Guilherme Wisnik tenta fazer um corajoso panorama da situação contemporânea. A construção de seu argumento resulta na ideia de que estamos imersos em um nevoeiro pautado pela violência, pelo medo e pelo embotamento. Descrever em apenas um livro o que é a experiência contemporânea, com suas múltiplas facetas e complexidades é, por si só, uma tarefa difícil.

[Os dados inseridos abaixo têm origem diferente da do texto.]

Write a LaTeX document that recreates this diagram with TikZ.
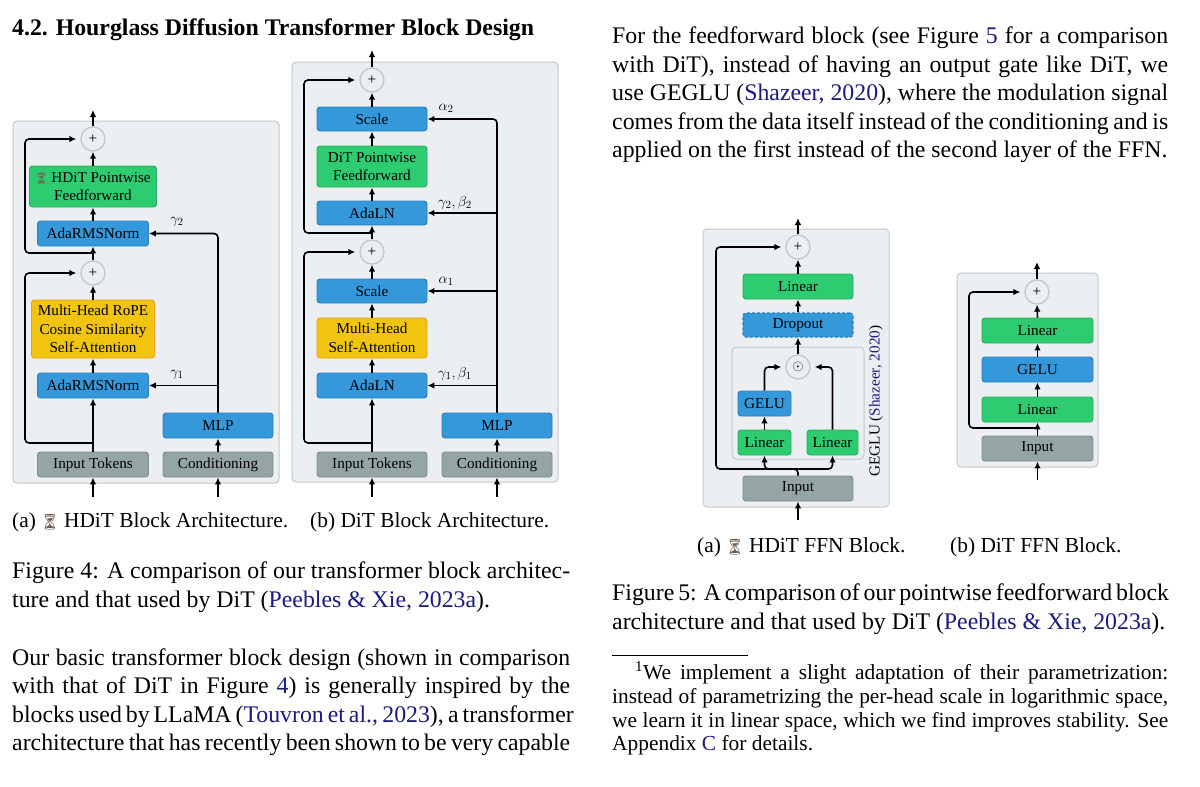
\documentclass[tikz,border=0pt]{standalone}
\usepackage{fontspec}
\usepackage{graphicx}
\setmainfont{Liberation Serif}
\newfontfamily\emojifont{Noto Emoji}
\usetikzlibrary{arrows.meta}
\definecolor{bfill}{HTML}{3498DB}
\definecolor{bdraw}{HTML}{2C80BE}
\definecolor{gfill}{HTML}{2ECC71}
\definecolor{gdraw}{HTML}{27AE60}
\definecolor{ofill}{HTML}{F1C40F}
\definecolor{odraw}{HTML}{F39C12}
\definecolor{yfill}{HTML}{95A5A6}
\definecolor{ydraw}{HTML}{7F8C8D}
\definecolor{panfill}{HTML}{ECEFF1}
\definecolor{pandraw}{HTML}{C3C8CB}
\definecolor{lnk}{HTML}{1A1A80}
\definecolor{hgcol}{HTML}{6D5A4A}
\newcommand\dgfont{\fontsize{15.2}{18.5}\selectfont}
\newcommand\bdfont{\fontsize{23.8}{28.5}\selectfont}
\newcommand\sbfont{\fontsize{21.4}{24}\selectfont}
\newcommand\hdfont{\fontsize{23.8}{28.5}\selectfont\bfseries}
\newcommand\hg{\mbox{\kern-0.05em\emojifont\color{hgcol}\scalebox{0.72}{⏳}\kern-0.05em}}
\newcommand\lk[1]{\textcolor{lnk}{#1}}
\newcommand\jl[2]{\makebox[#1][s]{#2}}
\begin{document}
\begin{tikzpicture}[x=1pt,y=-1pt,
  arr/.style={-{Latex[length=7pt,width=6.5pt]}, line width=1.6pt, black},
  box/.style={rounded corners=3pt, line width=0.9pt, inner sep=0pt, align=center, font=\dgfont},
  bluebox/.style={box, fill=bfill, draw=bdraw},
  greenbox/.style={box, fill=gfill, draw=gdraw},
  orangebox/.style={box, fill=ofill, draw=odraw},
  graybox/.style={box, fill=yfill, draw=ydraw},
  plus/.style={circle, draw=pandraw, fill=panfill, line width=1.3pt, minimum size=24pt, inner sep=0pt, font=\dgfont},
  panel/.style={fill=panfill, draw=pandraw, line width=1pt, rounded corners=4pt},
  lbl/.style={font=\dgfont, inner sep=0pt},
  body/.style={inner sep=0pt, anchor=base west, font=\bdfont},
  small/.style={inner sep=0pt, anchor=base west, font=\sbfont},
]
\useasboundingbox (0,0) rectangle (1200,787);
\fill[white] (0,0) rectangle (1200,787);

% ---------------- text, left column ----------------
\node[body, font=\hdfont] (head) at (12,35) {4.2. Hourglass Diffusion Transformer Block Design};
\node[small] (capA) at (12,527) {(a) \hg{} HDiT Block Architecture.};
\node[small] (capB) at (310,527) {(b) DiT Block Architecture.};
\node[body] (f4a) at (12,578.5) {\jl{558pt}{Figure 4: A comparison of our transformer block architec-}};
\node[body] (f4b) at (12,607) {ture and that used by DiT (\lk{Peebles \& Xie, 2023a}).};
\node[body] (pl1) at (12,665.5) {\jl{558pt}{Our basic transformer block design (shown in comparison}};
\node[body] (pl2) at (12,693.8) {\jl{558pt}{with that of DiT in Figure \lk{4}) is generally inspired by the}};
\node[body] (pl3) at (12,722.1) {\jl{558pt}{blocks used by LLaMA (\lk{Touvron et al., 2023}), a transformer}};
\node[body] (pl4) at (12,750.4) {\jl{558pt}{architecture that has recently been shown to be very capable}};

% ---------------- text, right column ----------------
\node[body] (pr1) at (612,43.5) {\jl{556pt}{For the feedforward block (see Figure \lk{5} for a comparison}};
\node[body] (pr2) at (612,72) {\jl{556pt}{with DiT), instead of having an output gate like DiT, we}};
\node[body] (pr3) at (612,100.5) {\jl{556pt}{use GEGLU (\lk{Shazeer, 2020}), where the modulation signal}};
\node[body] (pr4) at (612,129) {\jl{556pt}{comes from the data itself instead of the conditioning and is}};
\node[body] (pr5) at (612,157.5) {applied on the first instead of the second layer of the FFN.};
\node[small] (capC) at (697,552) {(a) \hg{} HDiT FFN Block.};
\node[small] (capD) at (950,552) {(b) DiT FFN Block.};
\node[body] (f5a) at (612,600.5) {\jl{556pt}{Figure 5: A comparison of our pointwise feedforward block}};
\node[body] (f5b) at (612,629) {architecture and that used by DiT (\lk{Peebles \& Xie, 2023a}).};
\draw[line width=0.8pt] (612,655) -- (748,655);
\node[small] (fn1) at (635,679.5) {\jl{533pt}{\textsuperscript{1}We implement a slight adaptation of their parametrization:}};
\node[small] (fn2) at (612,703.3) {\jl{556pt}{instead of parametrizing the per-head scale in logarithmic space,}};
\node[small] (fn3) at (612,727.1) {\jl{556pt}{we learn it in linear space, which we find improves stability. See}};
\node[small] (fn4) at (612,750.9) {Appendix \lk{C} for details.};

% ================= Figure 4a =================
\draw[panel] (13,121) rectangle (279,483);
\node[plus] (plusA2) at (93,139) {+};
\node[greenbox, minimum width=127pt, minimum height=41pt] (ffA) at (93,186.5) {\hg{} HDiT Pointwise\\Feedforward};
\node[bluebox, minimum width=111pt, minimum height=25pt] (normA2) at (93,233.5) {AdaRMSNorm};
\node[plus] (plusA1) at (93,273) {+};
\node[orangebox, minimum width=123pt, minimum height=58pt] (attnA) at (93,329) {Multi-Head RoPE\\Cosine Similarity\\Self-Attention};
\node[bluebox, minimum width=111pt, minimum height=25pt] (normA1) at (93,385.5) {AdaRMSNorm};
\node[bluebox, minimum width=110pt, minimum height=25pt] (mlpA) at (218,425.5) {MLP};
\node[graybox, minimum width=110pt, minimum height=25pt] (condA) at (218,464.5) {Conditioning};
\node[graybox, minimum width=111pt, minimum height=25pt] (inA) at (93,464.5) {Input Tokens};
\node[lbl] (gA2) at (177,222) {$\gamma_2$};
\node[lbl] (gA1) at (177,375) {$\gamma_1$};
\coordinate (srcA1) at (93,497);
\coordinate (srcA2) at (218,497);
\coordinate (outA) at (93,110);
\coordinate (jA1) at (93,443);
\coordinate (cA1) at (25,443);
\coordinate (dA1) at (25,273);
\coordinate (jA2) at (93,253);
\coordinate (cA2) at (25,253);
\coordinate (dA2) at (25,139);
\draw[arr] (srcA1) -- (inA.south);
\draw[arr] (srcA2) -- (condA.south);
\draw[arr] (inA.north) -- (normA1.south);
\draw[arr, rounded corners=4pt, shorten >=4pt] (jA1) -- (cA1) -- (dA1) -- (plusA1.west);
\draw[arr] (normA1.north) -- (attnA.south);
\draw[arr] (attnA.north) -- (plusA1.south);
\draw[arr] (plusA1.north) -- (normA2.south);
\draw[arr, rounded corners=4pt, shorten >=4pt] (jA2) -- (cA2) -- (dA2) -- (plusA2.west);
\draw[arr] (normA2.north) -- (ffA.south);
\draw[arr] (ffA.north) -- (plusA2.south);
\draw[arr] (plusA2.north) -- (outA);
\draw[arr] (condA.north) -- (mlpA.south);
\draw[arr, rounded corners=4pt] (mlpA.north) |- (normA2.east);
\draw[arr] (mlpA.north |- normA1.east) -- (normA1.east);

% ================= Figure 4b =================
\draw[panel] (292,62) rectangle (558,482);
\node[plus] (plusB2) at (372,80) {+};
\node[bluebox, minimum width=110pt, minimum height=24pt] (scaleB2) at (372,119) {Scale};
\node[greenbox, minimum width=110pt, minimum height=41pt] (ffB) at (372,166.5) {DiT Pointwise\\Feedforward};
\node[bluebox, minimum width=110pt, minimum height=24pt] (normB2) at (372,213) {AdaLN};
\node[plus] (plusB1) at (372,252) {+};
\node[bluebox, minimum width=110pt, minimum height=24pt] (scaleB1) at (372,291) {Scale};
\node[orangebox, minimum width=110pt, minimum height=40pt] (attnB) at (372,338) {Multi-Head\\Self-Attention};
\node[bluebox, minimum width=110pt, minimum height=25pt] (normB1) at (372,385.5) {AdaLN};
\node[bluebox, minimum width=110pt, minimum height=25pt] (mlpB) at (497,425.5) {MLP};
\node[graybox, minimum width=110pt, minimum height=25pt] (condB) at (497,464.5) {Conditioning};
\node[graybox, minimum width=110pt, minimum height=25pt] (inB) at (372,464.5) {Input Tokens};
\node[lbl] (aB2) at (446,108) {$\alpha_2$};
\node[lbl] (gB2) at (455,203) {$\gamma_2,\beta_2$};
\node[lbl] (aB1) at (446,281) {$\alpha_1$};
\node[lbl] (gB1) at (455,374) {$\gamma_1,\beta_1$};
\coordinate (srcB1) at (372,497);
\coordinate (srcB2) at (497,497);
\coordinate (outB) at (372,50);
\coordinate (jB1) at (372,443);
\coordinate (cB1) at (304,443);
\coordinate (dB1) at (304,252);
\coordinate (jB2) at (372,233);
\coordinate (cB2) at (304,233);
\coordinate (dB2) at (304,80);
\draw[arr] (srcB1) -- (inB.south);
\draw[arr] (srcB2) -- (condB.south);
\draw[arr] (inB.north) -- (normB1.south);
\draw[arr, rounded corners=4pt, shorten >=4pt] (jB1) -- (cB1) -- (dB1) -- (plusB1.west);
\draw[arr] (normB1.north) -- (attnB.south);
\draw[arr] (attnB.north) -- (scaleB1.south);
\draw[arr] (scaleB1.north) -- (plusB1.south);
\draw[arr] (plusB1.north) -- (normB2.south);
\draw[arr, rounded corners=4pt, shorten >=4pt] (jB2) -- (cB2) -- (dB2) -- (plusB2.west);
\draw[arr] (normB2.north) -- (ffB.south);
\draw[arr] (ffB.north) -- (scaleB2.south);
\draw[arr] (scaleB2.north) -- (plusB2.south);
\draw[arr] (plusB2.north) -- (outB);
\draw[arr] (condB.north) -- (mlpB.south);
\draw[arr, rounded corners=4pt] (mlpB.north) |- (scaleB2.east);
\draw[arr] (mlpB.north |- normB2.east) -- (normB2.east);
\draw[arr] (mlpB.north |- scaleB1.east) -- (scaleB1.east);
\draw[arr] (mlpB.north |- normB1.east) -- (normB1.east);

% ================= Figure 5a =================
\draw[panel] (703,229) rectangle (889,507);
\draw[panel] (732,347) rectangle (864,459);
\node[plus] (plusC) at (798,247) {+};
\node[greenbox, minimum width=110pt, minimum height=25pt] (linC) at (798,286.5) {Linear};
\node[bluebox, minimum width=110pt, minimum height=24pt, dash pattern=on 3pt off 2pt, line width=1.3pt] (dropC) at (798,325) {Dropout};
\node[plus] (odotC) at (798,367) {$\odot$};
\node[bluebox, minimum width=53pt, minimum height=25pt] (geluC) at (764.5,403.5) {GELU};
\node[greenbox, minimum width=53pt, minimum height=25pt] (lin1C) at (764.5,442.5) {Linear};
\node[greenbox, minimum width=51pt, minimum height=25pt] (lin2C) at (832.5,442.5) {Linear};
\node[graybox, minimum width=110pt, minimum height=25pt] (inC) at (798,488.5) {Input};
\node[lbl, rotate=90] (geglu) at (876,401) {GEGLU (\lk{Shazeer, 2020})};
\coordinate (srcC) at (798,520);
\coordinate (outC) at (798,218);
\coordinate (jC) at (798,469);
\coordinate (cC) at (716,469);
\coordinate (dC) at (716,247);
\draw[arr] (srcC) -- (inC.south);
\draw[arr, rounded corners=4pt] (inC.north) -- (jC) -| (lin1C.south);
\draw[arr, rounded corners=4pt] (jC) -| (lin2C.south);
\draw[arr, rounded corners=4pt, shorten >=4pt] (jC) -- (cC) -- (dC) -- (plusC.west);
\draw[arr] (lin1C.north) -- (geluC.south);
\draw[arr, rounded corners=4pt, shorten >=4pt] (geluC.north) |- (odotC.west);
\draw[arr, rounded corners=4pt, shorten >=4pt] (lin2C.north) |- (odotC.east);
\draw[arr] (odotC.north) -- (dropC.south);
\draw[arr] (dropC.north) -- (linC.south);
\draw[arr] (linC.north) -- (plusC.south);
\draw[arr] (plusC.north) -- (outC);

% ================= Figure 5b =================
\draw[panel] (957,273) rectangle (1098,467);
\node[plus] (plusD) at (1037,292) {+};
\node[greenbox, minimum width=111pt, minimum height=25pt] (lin2D) at (1037.5,330.5) {Linear};
\node[bluebox, minimum width=111pt, minimum height=25pt] (geluD) at (1037.5,369.5) {GELU};
\node[greenbox, minimum width=111pt, minimum height=25pt] (lin1D) at (1037.5,409.5) {Linear};
\node[graybox, minimum width=111pt, minimum height=25pt] (inD) at (1037.5,448.5) {Input};
\coordinate (srcD) at (1037.5,480);
\coordinate (outD) at (1037,262);
\coordinate (jD) at (1037.5,428);
\coordinate (cD) at (969,428);
\coordinate (dD) at (969,292);
\draw[arr] (srcD) -- (inD.south);
\draw[arr] (inD.north) -- (lin1D.south);
\draw[arr, rounded corners=4pt, shorten >=4pt] (jD) -- (cD) -- (dD) -- (plusD.west);
\draw[arr] (lin1D.north) -- (geluD.south);
\draw[arr] (geluD.north) -- (lin2D.south);
\draw[arr] (lin2D.north) -- (plusD.south);
\draw[arr] (plusD.north) -- (outD);
\end{tikzpicture}
\end{document}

Com relação à arquitetura, o efeito de “nublamento” a partir do uso de invólucros translúcidos e difusos é tido como ponto de partida da argumentação do livro e colabora para a metáfora do nevoeiro. Uma ponderação importante é até que ponto o “nublamento” na arquitetura, apesar de ser uma tendência estética muito relevante, pode ser identificado de fato como a corrente predominante. Elementos que colaboram para essa reflexão é o fato de os últimos três prêmios Pritzker, por exemplo, serem dados a arquitetos que têm atuações que não se aproximam da poética do nublamento. A tectônica e a materialidade presentes na produção de David Chipperfield (Pritzker 2023), as cores e a expressividade da obra de Francis Kéré (Pritzker 2022) e a poética da economia nos prédios de Lacaton & Vassal (Pritzker 2021) apontam para outros direcionamentos arquitetônicos. Naturalmente, a produção arquitetônica em nível global é difusa, múltipla e muito complexa.

Outro ponto de reflexão possível é uma desejável abordagem mais aprofundada de questões locais tipicamente brasileiras ou de países do Sul Global. Fatores como a imensa desigualdade social, o extermínio dos povos originários e o desmatamento que a cada ano bate recordes e nos coloca rumo ao colapso ambiental a nível planetário merecem ser abordados como pontos importantes do panorama contemporâneo regional. Talvez, o nevoeiro brasileiro não seja tão causado pelas nuvens de dados e de capital, mas principalmente pelos inúmeros focos de queimada em biomas importantes como o Cerrado e a Floresta Amazônica. Nesse contexto, cabe ponderar até que ponto os fenômenos descritos no livro, como o da Potsdamer Platz e o hiperespaço dos grandes shoppings centers norte-americanos, ressoam e impactam em países como o Brasil.

Podemos pensar que o nevoeiro metaforizado pelo autor é composto, na realidade, por muitas nuvens distintas, mas correlacionadas, conformadas por problemáticas próprias e extremamente complexas. O livro de Wisnik contribui para iniciarmos um necessário enfrentamento desse nublamento contemporâneo, que precisa ainda ser desbravado por muitos outros trilhamentos.

sobre o autor

João Pedro Pujoni Facury é arquiteto e urbanista (UFMG, 2020) e foi bolsista Laboratório Gráfico para Experimentação Arquitetônica, da EA UFMG). É integrante do Coletivo Levante, grupo de arquitetos que atua no Aglomerado da Serra, por meio da elaboração e implementação de projetos de arquitetura e urbanismo para a comunidade local.